Halep will ihren Titel verteidigen
Da hilft nur Abschütteln und weiter auf Rasen. Zverev und Jan-Lennard Struff sind reif für höhere Positionierungen – andere aber auch. In Wimbledon hat Simona Halep als Titelverteidigerin bei den Damen viele Konkurrentinnen. Nicht unbedingt aus deutscher Sicht. Auch wenn keiner den Sieg von Angelique Kerber gegen Serena Williams 2018 vergisst – und Andrea Petkovic sich immerhin respektabel wehrte, bevor sie nach der ersten Runde aus Frankreich abreiste.

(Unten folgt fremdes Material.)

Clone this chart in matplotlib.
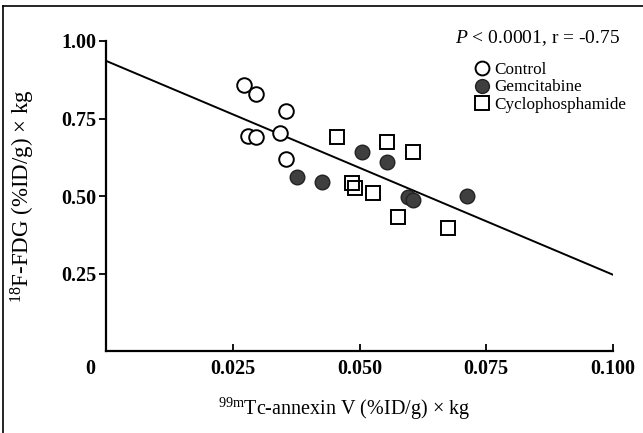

Über den Rasen der Legenden in Wimbledon kreist traditionsgemäß ein Falke. Dort könnte heuer die 17-jährige Coco Gauff, die sich Tipps von Venus Williams holte, oder Petra Kvitová die Trophäe der Siegerinnen gen Himmel halten. Oder eine wie Barbora Krejcikova, die bisher nicht auf jedem Notizzettel auftauchte, die aber mit ihrem Finalsieg gegen Anastasia Pawljutschenkowa als erste Dame seit Mary Pierce im Jahr 2000 die French Open im Einzel- und im Doppel-Wettbewerb im selben Jahr gewann. Die 25-Jährige hatte die Worte ihrer jung verstorbenen Mentorin Jana Novotna im Ohr: „Versuch, mit Freude zu spielen und einen Grand Slam zu gewinnen." Ein guter Rat, für neue und alte Champions, auch für Wimbledon.